Denn das gegenwärtige System ist ungerecht, ineffizient und überlässt die Migrationssteuerung kriminellen Schleppern. Es zwingt Menschen in Not auf lebensgefährliche Fluchtrouten: Allein bei der Passage übers Mittelmeer sind in den letzten Jahren über 25.000 Migranten qualvoll ertrunken. Nicht die besonders Hilfsbedürftigen erhalten am Ende Schutz, sondern jene, die körperlich und finanziell belastbar den Weg nach Europa geschafft haben. Für sie aber führt dann zu oft schon das bloße Asylgesuch nach jahrelangem Aufenthalt zu einem Bleiberecht – auch wenn sie erkennbar keinen Schutzanspruch hatten. Es spricht deshalb viel dafür, mit Drittstaaten außerhalb der EU bei den Asylverfahren zusammenzuarbeiten.

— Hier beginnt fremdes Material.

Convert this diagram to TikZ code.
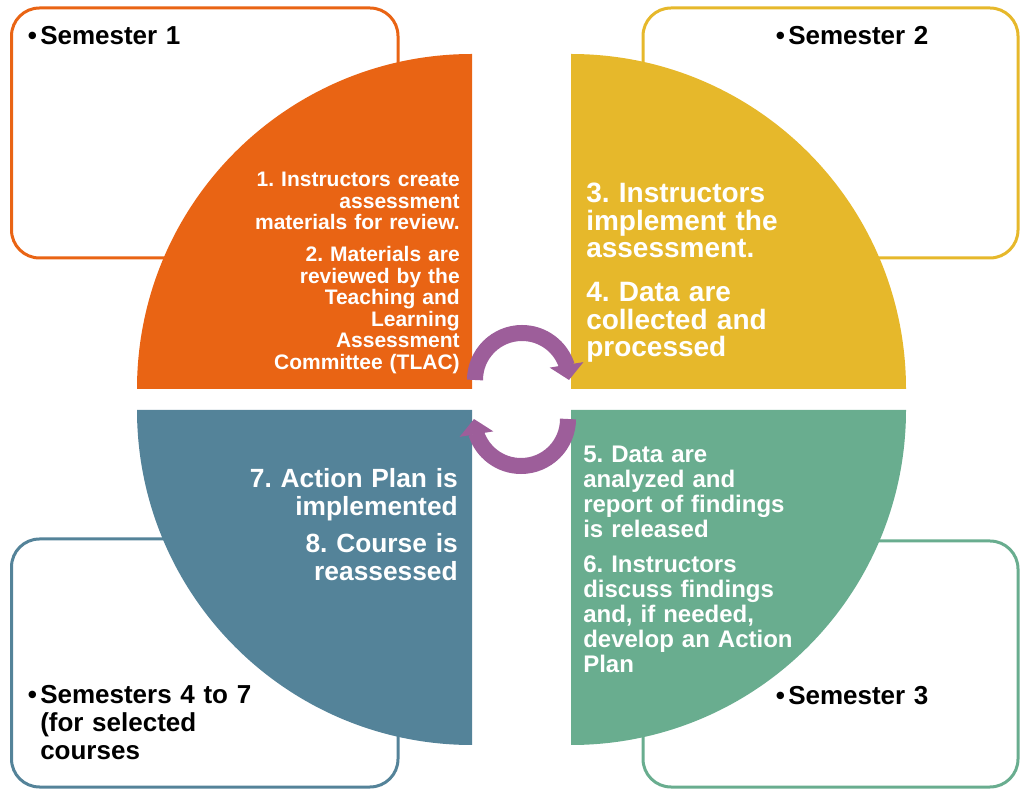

Asylverfahren in Dritt-Staaten: Debatte ist wichtig, aber sie ersetzt keine praktische Politik
Die Bundesregierung hat den Ministerpräsidenten beim letzten Migrationsgipfel, kaum beachtet, eine Prüfung dieses Modells zugesagt. Sie muss nun auch zügig liefern. Allerdings: Noch ist kein Land in Sicht, das zu einer solchen Kooperation unter Garantie europäischer Menschenrechtsstandards bereit wäre. Ohne europaweite Abstimmung ist das Drittstaats-Modell sowieso nicht möglich.
Die Debatte darüber sollte ohne Denkverbote geführt werden, sie ersetzt aber nicht die mühsame Arbeit an konkreten Schritten jetzt: Konsequentere Abschiebungen gehören dazu, der Kampf gegen Schlepper, der in der EU vereinbarte bessere Außengrenzschutz mit Schnellverfahren für chancenlose Asylbewerber – all das können Bausteine sein für mehr Migrationskontrolle, ohne Menschenrechte zu verletzen. Wer Schutz braucht, muss ihn weiter bekommen. Schnelle Lösungen für alle Flüchtlingsprobleme gibt es nicht, schon gar nicht in Afrika – das zu versprechen wäre töricht.